During the 1930’s and 1940’s, when Ives was traveling as a folk singer, other artists, along with Ives, began adding nationalism to their works.

Also known as Americanism, nationalism means showing a patriotic spirit through fine arts.

Ives died on April 14, 1995.

The Tarble Arts Center’s exhibit “Burl Ives and the American Scene” shows art from the time Americanism was prevalent. A lithograph of Ives and other artists show America through the great depression years.

“Burl Ives started his career collecting and singing folk songs at the times these were taken,” said Michael Watts, director of Tarble, of the pieces of art.

The exhibit will be shown until Sept. 24, which will compliment the Embarras Valley Film Festival and Symposium on Burl Ives, which is Sept. 20 through the 23.

The film festival will show two of Ives’ 1958 films, “The Big Country” at 2 p.m. Sept. 20 and “Cat on a Hot Tin Roof” at 7 p.m. the same day. Ives received an Oscar for his supporting actor role in “The Big Country.”

Although Ives never finished his years at Eastern, he received an Honorary Doctor of Humane Letters degree in 1985. In 1988 the Burl Ives Art Studio was completed.

The Tarble exhibit remembers Ives and the time period during which he was a popular artist. The exhibit also shows how American art began to illustrate what was going on in the world.

People, their work and problems were common themes to art and Ives’ folk songs, Watts said. Writers, playwrights, visual artists and many others were concerned about art forms that represented America.

Five categories, including country, leisure, city, work and people, are represented in the exhibit. The works of arts are done in a European style.

“This (art style) was overshadowed by modernism,” Watts said. “It’s kind of like politics today. It’s not really black and white.”

Watts said that it was not black and white because there were many shapes, styles and artists during these years.

Grant Wood, Thomas Hart Benton, and John Stuart are some of the well-known regionalist artists shown in the Ives exhibit.

Benton (1889 to1975) completed the Ives lithograph, which he called the “Hymn Singer,” in 1950 after a visit with Ives. During that visit, Ives sang some southern hymns that inspired Benton to do the portrait.

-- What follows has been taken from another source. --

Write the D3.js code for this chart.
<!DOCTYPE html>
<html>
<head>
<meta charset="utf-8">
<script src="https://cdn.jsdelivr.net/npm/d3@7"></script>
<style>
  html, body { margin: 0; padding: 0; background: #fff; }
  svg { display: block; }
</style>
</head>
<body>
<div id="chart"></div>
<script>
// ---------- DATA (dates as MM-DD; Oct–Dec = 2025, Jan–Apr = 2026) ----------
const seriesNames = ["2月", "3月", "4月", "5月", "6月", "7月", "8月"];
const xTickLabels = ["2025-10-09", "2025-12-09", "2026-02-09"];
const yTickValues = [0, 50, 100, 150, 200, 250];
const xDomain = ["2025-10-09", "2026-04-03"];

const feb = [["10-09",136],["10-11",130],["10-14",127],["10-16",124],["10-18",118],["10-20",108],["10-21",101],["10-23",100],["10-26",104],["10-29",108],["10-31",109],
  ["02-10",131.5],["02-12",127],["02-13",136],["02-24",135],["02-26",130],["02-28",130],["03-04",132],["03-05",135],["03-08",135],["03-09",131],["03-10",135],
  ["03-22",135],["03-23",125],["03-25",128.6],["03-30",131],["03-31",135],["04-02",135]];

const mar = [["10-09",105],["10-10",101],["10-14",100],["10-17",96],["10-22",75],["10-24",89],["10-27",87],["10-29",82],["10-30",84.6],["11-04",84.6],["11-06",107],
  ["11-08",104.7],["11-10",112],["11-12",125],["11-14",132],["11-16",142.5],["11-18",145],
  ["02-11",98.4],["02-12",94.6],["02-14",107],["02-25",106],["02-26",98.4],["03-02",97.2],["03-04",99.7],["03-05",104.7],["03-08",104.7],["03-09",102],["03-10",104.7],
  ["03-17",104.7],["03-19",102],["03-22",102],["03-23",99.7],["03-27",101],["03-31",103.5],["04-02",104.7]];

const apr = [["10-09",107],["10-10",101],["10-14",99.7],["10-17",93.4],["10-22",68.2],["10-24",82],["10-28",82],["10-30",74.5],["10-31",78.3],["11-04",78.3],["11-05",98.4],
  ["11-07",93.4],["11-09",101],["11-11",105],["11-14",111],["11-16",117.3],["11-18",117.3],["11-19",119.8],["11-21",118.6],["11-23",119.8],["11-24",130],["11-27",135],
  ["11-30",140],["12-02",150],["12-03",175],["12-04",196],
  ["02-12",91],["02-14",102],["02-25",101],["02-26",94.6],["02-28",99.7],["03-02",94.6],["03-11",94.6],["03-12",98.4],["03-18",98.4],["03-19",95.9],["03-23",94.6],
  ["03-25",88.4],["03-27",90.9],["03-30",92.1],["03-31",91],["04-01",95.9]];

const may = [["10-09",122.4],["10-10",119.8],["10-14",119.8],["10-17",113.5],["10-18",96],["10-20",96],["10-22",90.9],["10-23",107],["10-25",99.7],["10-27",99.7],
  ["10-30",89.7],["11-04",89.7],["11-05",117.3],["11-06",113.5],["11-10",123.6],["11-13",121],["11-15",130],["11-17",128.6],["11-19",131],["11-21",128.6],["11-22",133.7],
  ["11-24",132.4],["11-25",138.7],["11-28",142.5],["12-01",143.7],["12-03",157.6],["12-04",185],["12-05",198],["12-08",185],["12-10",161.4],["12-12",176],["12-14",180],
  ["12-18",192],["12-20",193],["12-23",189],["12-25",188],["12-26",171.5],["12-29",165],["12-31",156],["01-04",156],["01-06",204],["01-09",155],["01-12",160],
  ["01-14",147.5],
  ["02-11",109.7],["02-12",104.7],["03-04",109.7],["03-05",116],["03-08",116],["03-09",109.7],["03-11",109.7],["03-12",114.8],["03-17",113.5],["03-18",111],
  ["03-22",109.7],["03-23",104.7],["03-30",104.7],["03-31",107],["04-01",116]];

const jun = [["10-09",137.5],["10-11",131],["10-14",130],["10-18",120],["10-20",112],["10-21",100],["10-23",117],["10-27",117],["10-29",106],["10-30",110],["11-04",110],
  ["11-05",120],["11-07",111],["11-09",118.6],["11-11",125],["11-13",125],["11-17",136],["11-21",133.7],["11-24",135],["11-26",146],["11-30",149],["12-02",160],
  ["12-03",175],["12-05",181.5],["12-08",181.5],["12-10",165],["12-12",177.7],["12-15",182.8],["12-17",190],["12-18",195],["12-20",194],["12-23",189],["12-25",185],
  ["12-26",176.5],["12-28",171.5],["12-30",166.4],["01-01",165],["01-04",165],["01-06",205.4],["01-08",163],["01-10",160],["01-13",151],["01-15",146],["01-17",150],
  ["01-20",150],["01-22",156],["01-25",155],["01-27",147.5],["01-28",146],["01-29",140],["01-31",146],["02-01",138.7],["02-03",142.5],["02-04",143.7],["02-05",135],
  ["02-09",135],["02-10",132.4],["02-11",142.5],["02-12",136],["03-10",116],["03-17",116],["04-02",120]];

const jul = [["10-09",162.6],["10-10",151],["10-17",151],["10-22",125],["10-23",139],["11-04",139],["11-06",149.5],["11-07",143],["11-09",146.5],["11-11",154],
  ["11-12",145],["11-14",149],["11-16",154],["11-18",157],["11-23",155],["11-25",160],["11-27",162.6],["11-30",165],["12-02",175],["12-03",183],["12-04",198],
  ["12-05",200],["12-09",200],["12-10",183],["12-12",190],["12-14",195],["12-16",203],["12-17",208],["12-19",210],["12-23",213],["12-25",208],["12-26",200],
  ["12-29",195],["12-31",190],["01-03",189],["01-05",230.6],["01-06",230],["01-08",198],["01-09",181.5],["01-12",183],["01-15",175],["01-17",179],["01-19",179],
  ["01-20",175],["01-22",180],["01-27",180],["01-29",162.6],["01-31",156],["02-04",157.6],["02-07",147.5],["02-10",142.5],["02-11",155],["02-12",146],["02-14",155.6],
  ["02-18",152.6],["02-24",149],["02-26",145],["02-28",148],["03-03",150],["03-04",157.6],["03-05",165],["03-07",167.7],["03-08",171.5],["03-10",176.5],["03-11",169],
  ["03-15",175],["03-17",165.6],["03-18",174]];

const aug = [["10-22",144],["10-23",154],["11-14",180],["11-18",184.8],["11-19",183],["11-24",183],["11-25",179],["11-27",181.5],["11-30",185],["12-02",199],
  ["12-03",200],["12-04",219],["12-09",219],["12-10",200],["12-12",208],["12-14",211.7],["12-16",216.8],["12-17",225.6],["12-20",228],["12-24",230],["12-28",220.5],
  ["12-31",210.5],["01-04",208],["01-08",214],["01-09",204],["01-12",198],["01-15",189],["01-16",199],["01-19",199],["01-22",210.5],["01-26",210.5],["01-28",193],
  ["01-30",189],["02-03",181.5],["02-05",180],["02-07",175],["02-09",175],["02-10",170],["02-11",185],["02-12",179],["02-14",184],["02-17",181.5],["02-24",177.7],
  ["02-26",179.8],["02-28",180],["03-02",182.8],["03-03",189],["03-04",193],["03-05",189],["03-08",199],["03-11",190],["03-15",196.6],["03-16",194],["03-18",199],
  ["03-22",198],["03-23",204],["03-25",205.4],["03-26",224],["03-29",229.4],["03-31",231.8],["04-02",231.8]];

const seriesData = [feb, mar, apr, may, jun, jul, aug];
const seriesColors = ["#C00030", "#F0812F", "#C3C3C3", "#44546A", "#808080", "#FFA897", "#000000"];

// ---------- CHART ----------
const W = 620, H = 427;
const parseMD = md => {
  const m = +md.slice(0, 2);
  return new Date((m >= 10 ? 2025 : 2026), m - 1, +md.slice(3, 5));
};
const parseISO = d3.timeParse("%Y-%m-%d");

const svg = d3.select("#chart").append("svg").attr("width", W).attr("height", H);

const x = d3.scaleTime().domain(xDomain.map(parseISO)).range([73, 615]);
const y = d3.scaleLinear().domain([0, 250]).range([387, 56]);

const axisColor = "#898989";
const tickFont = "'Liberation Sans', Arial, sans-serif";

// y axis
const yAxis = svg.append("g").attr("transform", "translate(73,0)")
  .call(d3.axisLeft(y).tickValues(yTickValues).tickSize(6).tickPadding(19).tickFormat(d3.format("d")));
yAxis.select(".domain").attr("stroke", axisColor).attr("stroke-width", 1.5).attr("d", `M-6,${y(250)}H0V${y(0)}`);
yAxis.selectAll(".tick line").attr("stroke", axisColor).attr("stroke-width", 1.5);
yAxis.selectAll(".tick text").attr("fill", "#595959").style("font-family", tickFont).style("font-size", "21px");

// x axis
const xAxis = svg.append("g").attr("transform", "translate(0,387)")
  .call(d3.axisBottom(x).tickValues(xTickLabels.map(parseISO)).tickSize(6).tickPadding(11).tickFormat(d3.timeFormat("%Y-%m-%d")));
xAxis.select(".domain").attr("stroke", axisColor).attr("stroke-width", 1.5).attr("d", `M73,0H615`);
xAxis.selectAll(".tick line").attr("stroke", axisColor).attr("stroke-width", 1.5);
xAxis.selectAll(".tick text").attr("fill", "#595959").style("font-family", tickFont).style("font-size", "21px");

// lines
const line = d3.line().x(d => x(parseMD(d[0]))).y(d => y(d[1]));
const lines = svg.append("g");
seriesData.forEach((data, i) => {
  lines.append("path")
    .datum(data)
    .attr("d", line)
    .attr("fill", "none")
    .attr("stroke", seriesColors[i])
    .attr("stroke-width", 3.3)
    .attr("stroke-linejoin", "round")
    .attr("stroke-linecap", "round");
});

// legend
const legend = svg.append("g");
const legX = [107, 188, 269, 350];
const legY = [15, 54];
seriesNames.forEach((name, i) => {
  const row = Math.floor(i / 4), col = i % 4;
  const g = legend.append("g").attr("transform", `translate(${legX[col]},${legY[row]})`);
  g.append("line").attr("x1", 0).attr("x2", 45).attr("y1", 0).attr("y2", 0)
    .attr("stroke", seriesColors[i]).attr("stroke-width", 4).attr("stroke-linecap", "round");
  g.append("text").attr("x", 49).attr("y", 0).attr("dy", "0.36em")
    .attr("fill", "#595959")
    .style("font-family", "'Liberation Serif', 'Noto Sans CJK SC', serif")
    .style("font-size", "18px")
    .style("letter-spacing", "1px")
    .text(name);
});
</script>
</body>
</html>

Benton’s work appears often in the exhibit including, “Night Firing” of 1943, which was lent to Tarble by Eastern faculty.

Ruth Hoberman and husband Richard Sylvia, both professors in the English department, decided to donate four pieces when they heard about the exhibit.

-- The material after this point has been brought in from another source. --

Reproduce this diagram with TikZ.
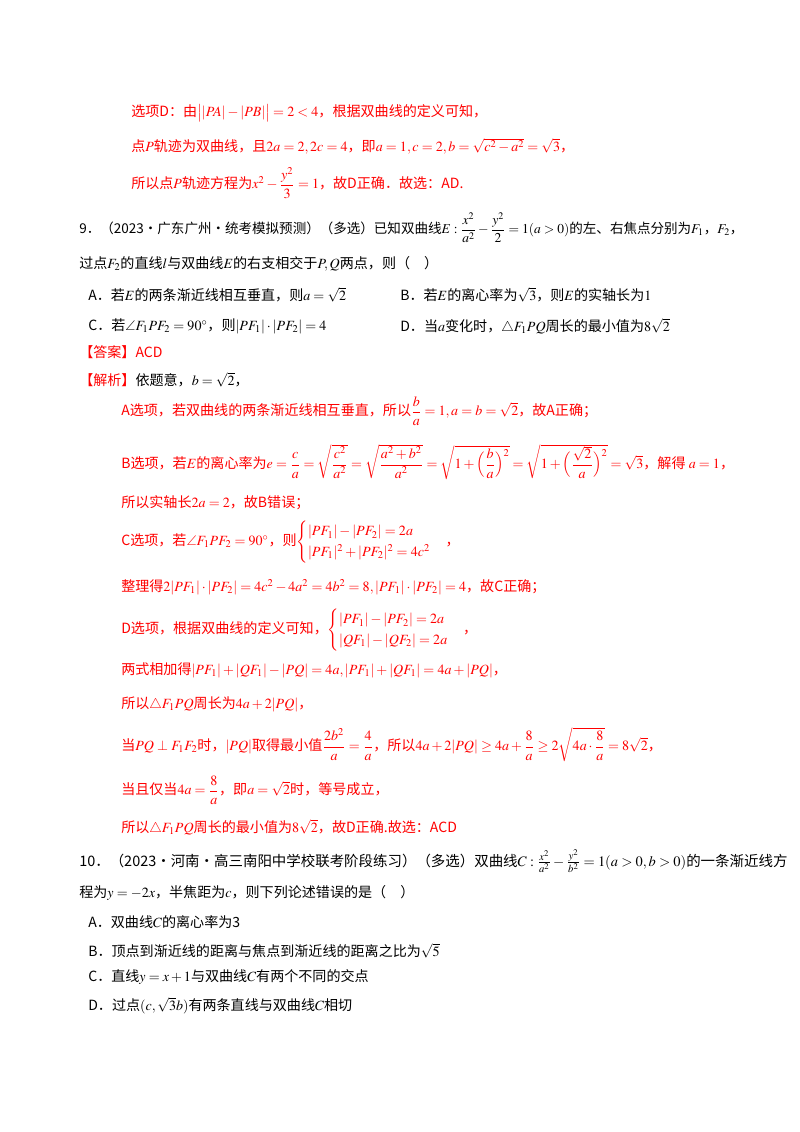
\documentclass[tikz,border=0pt]{standalone}
\usepackage{amsmath}
\usepackage{amssymb}
\usepackage{mathptmx}
\usepackage{fontspec}
\setmainfont{Noto Sans CJK SC}
\begin{document}
\begin{tikzpicture}[x=0.025cm,y=-0.025cm,
  line/.style={anchor=west,inner sep=0pt,font=\fontsize{10}{12}\selectfont},
  ans/.style={line,text=answer}]
      % Define colors
      \definecolor{answer}{RGB}{255,0,0}
      \useasboundingbox (0,0) rectangle (800,1132);

      % Previous problem, option D
      \node[ans] (prevA) at (131,113) {选项D：由$\bigl||PA|-|PB|\bigr|=2<4$，根据双曲线的定义可知，};
      \node[ans] (prevB) at (131,146) {点$P$轨迹为双曲线，且$2a=2,2c=4$，即$a=1,c=2,b=\sqrt{c^2-a^2}=\sqrt3$，};
      \node[ans] (prevC) at (131,183) {所以点$P$轨迹方程为$x^2-\dfrac{y^2}{3}=1$，故D正确．故选：AD.};

      % Problem 9
      \node[line] (q9a) at (79,228) {\resizebox{16.6cm}{!}{9．（2023·广东广州·统考模拟预测）（多选）已知双曲线$E:\dfrac{x^2}{a^2}-\dfrac{y^2}{2}=1(a>0)$的左、右焦点分别为$F_1$，$F_2$，}};
      \node[line] (q9b) at (79,264) {过点$F_2$的直线$l$与双曲线$E$的右支相交于$P,Q$两点，则（\quad ）};
      \node[line] (q9A) at (88,295) {A．若$E$的两条渐近线相互垂直，则$a=\sqrt2$};
      \node[line] (q9B) at (400,295) {B．若$E$的离心率为$\sqrt3$，则$E$的实轴长为$1$};
      \node[line] (q9C) at (88,326) {C．若$\angle F_1PF_2=90^\circ$，则$|PF_1|\cdot|PF_2|=4$};
      \node[line] (q9D) at (400,326) {D．当$a$变化时，$\triangle F_1PQ$周长的最小值为$8\sqrt2$};
      \node[ans] (key) at (79,352) {【答案】ACD};
      \node[line] (sol) at (79,380) {\textcolor{answer}{【解析】}依题意，$b=\sqrt2$，};

      % Solution
      \node[ans] (s1) at (121,411) {A选项，若双曲线的两条渐近线相互垂直，所以$\dfrac{b}{a}=1,a=b=\sqrt2$，故A正确；};
      \node[ans] (s2) at (121,462) {B选项，若$E$的离心率为$e=\dfrac{c}{a}=\sqrt{\dfrac{c^2}{a^2}}=\sqrt{\dfrac{a^2+b^2}{a^2}}=\sqrt{1+\Bigl(\dfrac{b}{a}\Bigr)^2}=\sqrt{1+\Bigl(\dfrac{\sqrt2}{a}\Bigr)^2}=\sqrt3$，解得\ $a=1$，};
      \node[ans] (s3) at (121,503) {所以实轴长$2a=2$，故B错误；};
      \node[ans] (s4) at (121,542) {C选项，若$\angle F_1PF_2=90^\circ$，则$\begin{cases}|PF_1|-|PF_2|=2a\\|PF_1|^2+|PF_2|^2=4c^2\end{cases}$，};
      \node[ans] (s5) at (121,587) {整理得$2|PF_1|\cdot|PF_2|=4c^2-4a^2=4b^2=8,|PF_1|\cdot|PF_2|=4$，故C正确；};
      \node[ans] (s6) at (121,630) {D选项，根据双曲线的定义可知，$\begin{cases}|PF_1|-|PF_2|=2a\\|QF_1|-|QF_2|=2a\end{cases}$，};
      \node[ans] (s7) at (121,670) {两式相加得$|PF_1|+|QF_1|-|PQ|=4a,|PF_1|+|QF_1|=4a+|PQ|$，};
      \node[ans] (s8) at (121,704) {所以$\triangle F_1PQ$周长为$4a+2|PQ|$，};
      \node[ans] (s9) at (121,745) {当$PQ\perp F_1F_2$时，$|PQ|$取得最小值$\dfrac{2b^2}{a}=\dfrac4a$，所以$4a+2|PQ|\ge4a+\dfrac8a\ge2\sqrt{4a\cdot\dfrac8a}=8\sqrt2$，};
      \node[ans] (s10) at (121,790) {当且仅当$4a=\dfrac8a$，即$a=\sqrt2$时，等号成立，};
      \node[ans] (s11) at (121,827) {所以$\triangle F_1PQ$周长的最小值为$8\sqrt2$，故D正确.故选：ACD};

      % Problem 10
      \node[line] (q10a) at (79,861) {\resizebox{17.7cm}{!}{10．（2023·河南·高三南阳中学校联考阶段练习）（多选）双曲线$C:\frac{x^2}{a^2}-\frac{y^2}{b^2}=1(a>0,b>0)$的一条渐近线方}};
      \node[line] (q10b) at (79,893) {程为$y=-2x$，半焦距为$c$，则下列论述错误的是（\quad ）};
      \node[line] (q10A) at (88,922) {A．双曲线$C$的离心率为3};
      \node[line] (q10B) at (88,951) {B．顶点到渐近线的距离与焦点到渐近线的距离之比为$\sqrt5$};
      \node[line] (q10C) at (88,977) {C．直线$y=x+1$与双曲线$C$有两个不同的交点};
      \node[line] (q10D) at (88,1006) {D．过点$(c,\sqrt3b)$有两条直线与双曲线$C$相切};
\end{tikzpicture}
\end{document}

Hoberman inherited the pieces from her mother and remembered seeing two of them hanging on the walls while growing up.

“What I like about them is they are associated with appreciation for ordinary people,” she said.

Two of the other pieces, “At the dressmakers” of 1940 and “Birthday party” of 1944, lent by the English professors were created by Lily Harmon (1912 – 1998).

Harmon had a connection to Hoberman’s family after Harmon’s sister briefly married Hoberman’s great uncle.

The lithographs probably are not worth much, but they have much meaning, Hoberman said.

The other piece Hoberman and Sylvia donated was “Rain” from 1945 by Georges Schreiber (1904 to 1977).

Work by artist Lynn Trank (1918 to 2004) is also shown, and Trank was once a professor at Eastern.

Trank was an art teacher from 1952 until he retired in 1984. Trank was also an artist and collector of art and his “Self Portrait” was completed in 1945 is shown at the exhibit.

Some of the works shown were acquired when Trank was at Eastern, and he made sure they were in good shape.

“He was very active in making sure these prints were reserved,” Watts said.

The prints were purchased in the 1940’s and 1950’s when the Paul Sargent gallery was a part of the Eastern art department.

“The art faculty was interested in collecting arts what they could use in class,” Watts said adding that they are still being used for education. “There was a faculty member over yesterday (Thursday) taking notes.”